COSA VOGLIAMO, ALLORA?
- che venga dato seguito alla legge Lorenzin, tutt’ora in vigore ma mai applicata, e che l’OSS venga finalmente riconosciuto come sanitario iscritto all’area socio sanitaria, con relativo inquadramento nella categoria C, a partire dal prossimo rinnovo del CCNL comparto sanità – che ricordiamo è scaduto da tempo!
- che per acquisire il titolo di Operatore Socio sanitario e di OSS con Formazione complementare venga creato un percorso formativo pubblico, gratuito e uguale per tutte le Regioni, eliminando la spesa a carico di chi si vuole formare.
La formazione per migliorare le proprie condizioni lavorative è un diritto!
- che venga finalmente riconosciuto il profilo professionale dell’OSS con formazione complementare sia nelle strutture pubbliche che in quelle private.
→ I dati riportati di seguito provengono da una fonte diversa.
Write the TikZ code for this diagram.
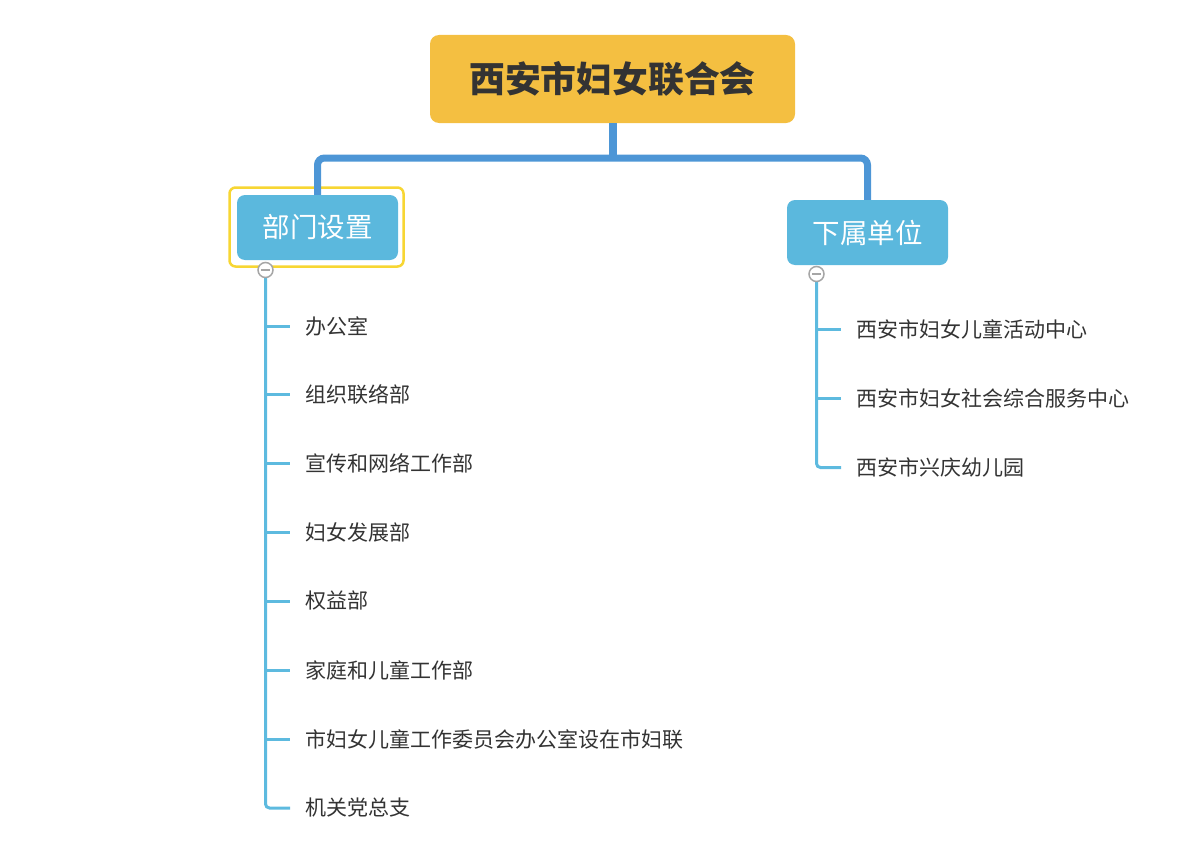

Un riconoscimento questo che si renderà sempre più necessario vista la carenza di personale qualificato necessario per far fronte alla richiesta crescente di personale di supporto per le vaccinazioni antiCovid, per le quali molte Asl richiedono l’aiuto del personale sanitario pensionato o volontario.
Quello che chiediamo è un riconoscimento professionale ma senza nulla togliere alla figura dell’infermiere , ovvero al titolare del percorso assistenziale, sempre più oberato di lavoro oltre che fisico anche burocratico , al quale va riconosciuto in contemporanea un adeguamento dello stipendio per il fondamentale ruolo di operatore spesso chiamato a “sostituire” quelle figure mediche che la Pubblica Amministrazione toglie dai reparti nei turni notturni , circoscrivendone il ricorso in situazioni di gravità, costringendo di fatto l’infermiere a prendere decisioni che esulano dal proprio ruolo.
Pertanto, la nostra battaglia in difesa dei diritti dei lavoratori oggetto delle nostre rivendicazioni è una battaglia che noi vorremmo comune a quella per il diritto degli infermieri a vedersi maggiormente riconosciuta la loro professione, vista la responsabilità che di fatto si assumono al di fuori delle loro competenze.
Noi crediamo che adesso sia arrivato il momento non di fare una “guerra fra poveri”, ma di unire gli sforzi e le energie per veder riconosciute le nostre categorie professionali non con i discorsi ma con i fatti.